Event Detail
Fri Sep 27, 2024 141 Law Building 12–2 PM |
Workshop in Law, Philosophy, and Political Theory John MacFarlane (Philosophy, Berkeley) Disagreement and Meaning |
Philosophers often argue from premises about disagreement to conclusions about meaning. For example, from the fact that a fan of brutalist architecture who calls the Bakar BioEnginuity Hub “beautiful” thereby disagrees with a traditionalist who calls it “not beautiful,” we may infer that the two parties mean the same thing by “beautiful.” For if they did not, then their claims would only have the surface appearance of inconsistency. This form of argument has played a central role in metaethics, aesthetics, and discussions of contextualism in epistemology and philosophy of language, but recently its validity has been challenged (most influentially by David Plunkett and Tim Sundell, “Disagreement and the Semantics of Normative and Evaluative Terms,” Philosophers’ Imprint 13, 2013). It is argued that the two parties can disagree even while meaning different things by “beautiful” and asserting compatible claims; the locus of disagreement is not what they have asserted, but the competing normative views about how “beautiful” ought to be used they have thereby expressed.

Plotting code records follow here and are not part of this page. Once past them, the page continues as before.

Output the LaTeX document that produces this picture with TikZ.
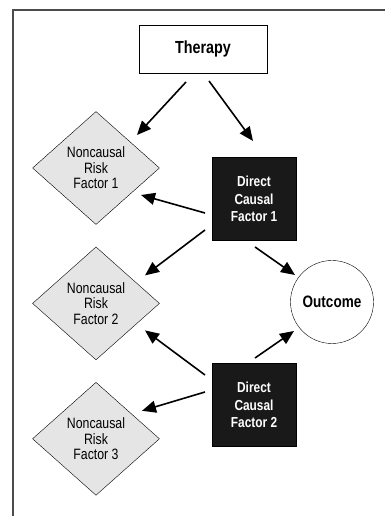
\documentclass[tikz,border=0pt]{standalone}
\usepackage{fontspec}
\setmainfont{Liberation Sans}[FakeStretch=0.82]
\usetikzlibrary{arrows.meta,positioning,shapes.geometric}
\tikzset{
  therapybox/.style ={draw,align=center,minimum width=128pt,minimum height=48pt,fill=white,
                      font=\fontsize{17.5}{20}\selectfont\bfseries},
  riskbox/.style    ={draw,diamond,inner sep=0pt,align=center,minimum width=127pt,minimum height=113pt,
                      fill=gray!20,font=\fontsize{15}{15.5}\selectfont},
  causebox/.style   ={draw=black,fill=black!90,text=white,align=center,minimum width=84pt,minimum height=83pt,
                      font=\fontsize{14.5}{17.5}\selectfont\bfseries},
  outcomebox/.style ={draw,circle,inner sep=0pt,minimum size=83pt,font=\fontsize{16.5}{18}\selectfont\bfseries},
  arrow/.style      ={-{Triangle[length=14pt,width=12pt]},line width=1.6pt},
  frameline/.style  ={draw=black!70,line width=1.5pt}
}
\begin{document}
\begin{tikzpicture}[x=1pt,y=1pt]
    \useasboundingbox (0,0) rectangle (385,516);
    \draw[frameline] (13,0) -- (13,506) -- (385,506);
    \node[therapybox] (therapy) at (203,467) {Therapy};
    \node[riskbox] (risk1) at (96,348) {Noncausal\\Risk\\Factor 1};
    \node[riskbox, below=22pt of risk1] (risk2) {Noncausal\\Risk\\Factor 2};
    \node[riskbox, below=22pt of risk2] (risk3) {Noncausal\\Risk\\Factor 3};
    \node[causebox] (cause1) at (254,317) {Direct\\Causal\\Factor 1};
    \node[causebox] (cause2) at (254,111) {Direct\\Causal\\Factor 2};
    \node[outcomebox] (outcome) at (332,214) {Outcome};
    \foreach \from/\fs/\to/\ts in {therapy/{-17,-33}/risk1/{41,33}, therapy/{6,-32}/cause1/{-1,58},
        cause1/{-49,-14}/risk1/{45,-27}, cause1/{-49,-31}/risk2/{49,28}, cause1/{1,-48}/outcome/{-37,27},
        cause2/{-49,30}/risk2/{49,-27}, cause2/{1,47}/outcome/{-38,-29}, cause2/{-49,13}/risk3/{46,28}}
      \draw[arrow] ([shift={(\fs)}]\from.center) -- ([shift={(\ts)}]\to.center);
  \end{tikzpicture}
\end{document}
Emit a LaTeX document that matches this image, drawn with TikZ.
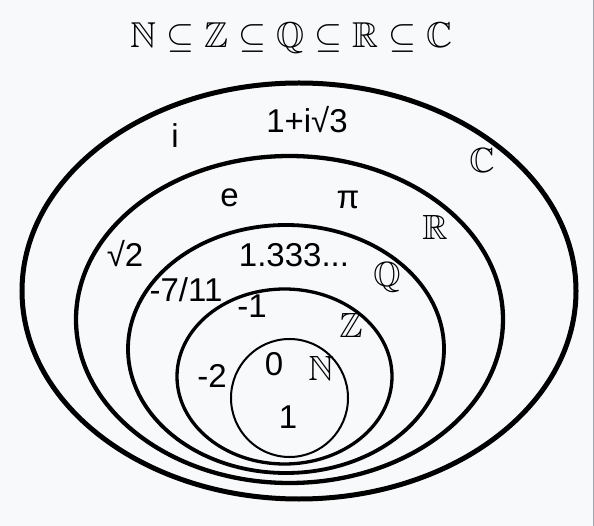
\documentclass[tikz,border=0pt]{standalone}
\usepackage{amssymb}
\usepackage{fontspec}
\setmainfont{Liberation Sans}
\definecolor{bg}{HTML}{F8F9FA}
\definecolor{edge}{HTML}{A2A9B1}
\tikzset{
  setline/.style={draw=black},
  lbl/.style={anchor=base, inner sep=0pt, font=\fontsize{33}{38}\selectfont},
  setname/.style={anchor=center, inner sep=0pt, font=\fontsize{10}{12}\selectfont, scale=3.5},
}
\begin{document}
\begin{tikzpicture}[x=1pt,y=-1pt]
\fill[bg] (0,0) rectangle (594,526);
\useasboundingbox (0,0) rectangle (594,526);
\draw[edge, line width=1.2pt] (593.4,0) -- (593.4,526);
% title
\node[anchor=base, inner sep=0pt, font=\fontsize{10}{12}\selectfont, scale=3.6] (title) at (291,48) {$\mathbb{N}\subseteq\mathbb{Z}\subseteq\mathbb{Q}\subseteq\mathbb{R}\subseteq\mathbb{C}$};
% sets
\draw[setline, line width=5pt] (299,291) ellipse [x radius=277, y radius=208];
\draw[setline, line width=4.3pt] (289.5,319.5) ellipse [x radius=213.5, y radius=163.5];
\draw[setline, line width=3.8pt] (286,349) ellipse [x radius=158, y radius=124];
\draw[setline, line width=3.3pt] (284.5,376.5) ellipse [x radius=107.5, y radius=87.5];
\draw[setline, line width=2pt] (289.5,398) ellipse [x radius=58.5, y radius=59];
% set names
\node[setname] (nC) at (482,160) {$\mathbb{C}$};
\node[setname] (nR) at (435,227.5) {$\mathbb{R}$};
\node[setname] (nQ) at (387,277.5) {$\mathbb{Q}$};
\node[setname] (nZ) at (351,325.5) {$\mathbb{Z}$};
\node[setname] (nN) at (321,368) {$\mathbb{N}$};
% elements
\node[lbl] (ei) at (175,148) {i};
\node[lbl] (ec) at (307,133) {1+i√3};
\node[lbl] (ee) at (229.5,207) {e};
\node[lbl] (epi) at (348,209) {π};
\node[lbl] (es2) at (125,267) {√2};
\node[lbl] (eq) at (294,266.5) {1.333...};
\node[lbl] (e711) at (186,302) {-7/11};
\node[lbl] (em1) at (252,318) {-1};
\node[lbl] (em2) at (212,387) {-2};
\node[lbl] (e0) at (274,375) {0};
\node[lbl] (e1) at (288,428) {1};
\end{tikzpicture}
\end{document}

This sort of disagreement has been called a “metalinguistic negotiation.” I give reasons for doubting that any interesting cases of disagreement are metalinguistic negotiations in this sense. But I think there is something right about the idea that, in making assertions, we express normative proposals for the use of words. I sketch an alternative picture that preserves what is plausible in the metalinguistic negotiation account while vindicating the argument from disagreement.